Thermal conductivity of Thermopane: 0.8 W/(moC)
Thermal conductivity of air: 0.0234 W/(moC)

Solution:

• Concepts:
Thermal conductivity
The thermal conductivity k is defined through the equation.
• Reasoning:
When a steady state is reached, then the same amount of heat crosses any cross sectional area perpendicular to the bar per second.  (Otherwise the energy would increase in certain regions, the temperature would increase there, the temperature gradient would change, and we would not have a steady state.)   The amount of heat flowing is determined by the temperature difference and the thermal conductivity.
ΔQ/Δt = -kA ΔT/Δx.
• Details of the calculations
When a steady state is reached, then the same amount of heat crosses any cross sectional area per second.  Let the temperature of the inner glass-air boundary be T1 and the temperature of the outer glass-air boundary be T2. Then for the inner piece of glass we have
ΔQ/Δt = (0.8 W/(moC))*6 m2*(20 oC - T1)/0.004 m.
For the air layer we have
ΔQ/Δt = (0.0234 W/(moC))*6 m2*(T1 - T2)/0.005 m.
For the outer piece of glass we have
ΔQ/Δt = (0.8 W/(moC))*6 m2*(T2 + 30 oC)/0.004 m.
We have 3 equations for three unknowns, ΔQ/Δt, T1, and T2.
The first and third equation yield (20 oC- T1) = (T2 + 30 oC), T2 = -10oC - T1.
Inserting this expression for T2 into the second equation we have
ΔQ/Δt = (0.0234 W/(moC))*6 m2*(2 T1+10 oC)/0.005 m.

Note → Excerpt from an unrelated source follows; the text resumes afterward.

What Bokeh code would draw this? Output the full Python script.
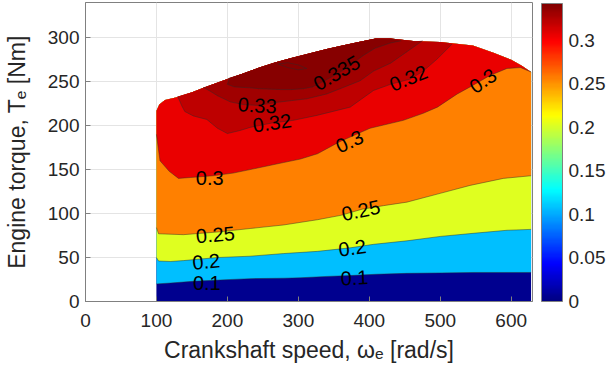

Combining this equation with the first equation then yields
(0.0234 W/(moC))*(2 T1+10 oC)/0.005 m = (0.8 W/(moC))*(20o C - T1)/0.004 m.
0.0234*(2 T1+10 oC) = 20 oC - T1.
1.0468 T1 = 19.776 oC. T1 = 18.882 oC.
The first equation now yields
ΔQ/Δt = (0.8 W/(moC))*6 m2*(1.118 oC)/0.004 m = 1.34 kW.